JOB - Look for "script" in the listing below. Gather each line that contains it.

RECORD LIST -
>> Start
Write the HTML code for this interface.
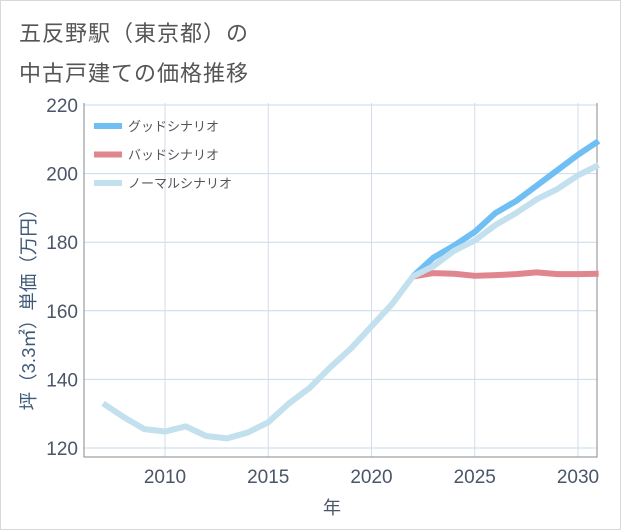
<!DOCTYPE html>
<html><head><meta charset="utf-8"><style>
body{margin:0;background:#fff;}
#wrap{position:relative;width:619px;height:528px;border:1px solid #d8d8d8;background:#fff;font-family:"Liberation Sans","Noto Sans CJK JP",sans-serif;}
.title{position:absolute;left:18px;font-size:22px;color:#555;letter-spacing:1px;}
</style></head><body>
<div id="wrap">
<div class="title" style="top:15px">五反野駅（東京都）の</div>
<div class="title" style="top:55px">中古戸建ての価格推移</div>
<svg id="chart" width="621" height="530" style="position:absolute;left:-1px;top:-1px"></svg>
</div>
<script>
const years=[2007,2008,2009,2010,2011,2012,2013,2014,2015,2016,2017,2018,2019,2020,2021,2022,2023,2024,2025,2026,2027,2028,2029,2030,2031];
const normalValues=[133,129,125.5,124.8,126.3,123.5,122.8,124.5,127.5,133,137.5,143.5,149,155.5,162,170,173,177.5,180.5,185,188.5,192.5,195.5,199.5,202.5];
const goodYears=[2022,2023,2024,2025,2026,2027,2028,2029,2030,2031];
const goodValues=[170,175.5,179,183,188.5,192,196.5,201,205.5,209.5];
const badYears=[2022,2023,2024,2025,2026,2027,2028,2029,2030,2031];
const badValues=[170,171,170.8,170.2,170.4,170.7,171.2,170.7,170.7,170.8];
const xTicks=[2010,2015,2020,2025,2030];
const yTicks=[120,140,160,180,200,220];
const legendLabels=["グッドシナリオ","バッドシナリオ","ノーマルシナリオ"];

const L=84,R=597,T=103,B=457;
const x=v=>165+(v-2010)*20.65;
const y=v=>448-(v-120)*3.43;
const svg=document.getElementById('chart');
const NS='http://www.w3.org/2000/svg';
function mk(tag,attrs){const e=document.createElementNS(NS,tag);for(const k in attrs)e.setAttribute(k,attrs[k]);svg.appendChild(e);return e;}
yTicks.forEach(t=>{
 const g=mk('line',{x1:L,x2:R,y1:y(t),y2:y(t),stroke:'#c4dbec','stroke-width':1});
 
 
 const tx=mk('text',{x:L-6,y:y(t)+7,'text-anchor':'end','font-size':19,fill:'#4a5568'});
 tx.textContent=t;
 
 
});
xTicks.forEach(t=>{
 const g=mk('line',{x1:x(t),x2:x(t),y1:T,y2:B,stroke:'#d2dde8','stroke-width':1});
 
 
 const tx=mk('text',{x:x(t),y:B+26,'text-anchor':'middle','font-size':19,fill:'#4a5568'});
 tx.textContent=t;
 
 
});
const ax=mk('path',{d:`M${L},${T}V${B}H${R}V${T}`,fill:'none',stroke:'#8a8a8a','stroke-width':1});


function line(xs,vs,color,name){
 const p=mk('polyline',{points:xs.map((d,i)=>x(d)+','+y(vs[i])).join(' '),fill:'none',stroke:color,'stroke-width':6,'stroke-linejoin':'round'});
 
 
}
line(badYears,badValues,'#e0868e','bad-scenario-line');
line(goodYears,goodValues,'#6fbff5','good-scenario-line');
line(years,normalValues,'#c2e0ee','normal-scenario-line');
const colors=['#6fbff5','#e0868e','#c2e0ee'];
legendLabels.forEach((lb,i)=>{
 const yy=126+i*28.5;
 const l=mk('line',{x1:94,x2:122,y1:yy,y2:yy,stroke:colors[i],'stroke-width':6});
 
 
 const t=mk('text',{x:128,y:yy+5,'font-size':13,fill:'#555'});
 t.textContent=lb;
 
 
});
const xt=mk('text',{x:332,y:514,'text-anchor':'middle','font-size':18,fill:'#4a5568'});
xt.textContent='年';


const yt=mk('text',{x:0,y:0,'text-anchor':'middle','font-size':18.5,fill:'#3f5a78',transform:'translate(35,305) rotate(-90)'});
yt.textContent='坪（3.3㎡）単価（万円）';


</script>
</body></html>
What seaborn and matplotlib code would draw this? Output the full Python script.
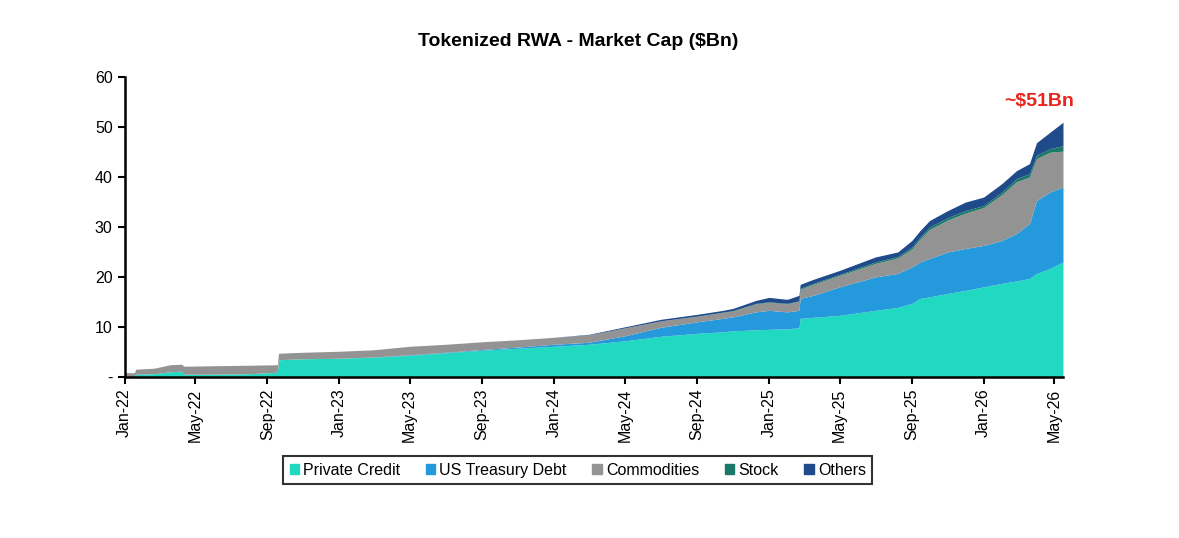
>> End
RESULT FOR THIS TASK -
<script>
</script>
What seaborn and matplotlib code would draw this? Output the full Python script.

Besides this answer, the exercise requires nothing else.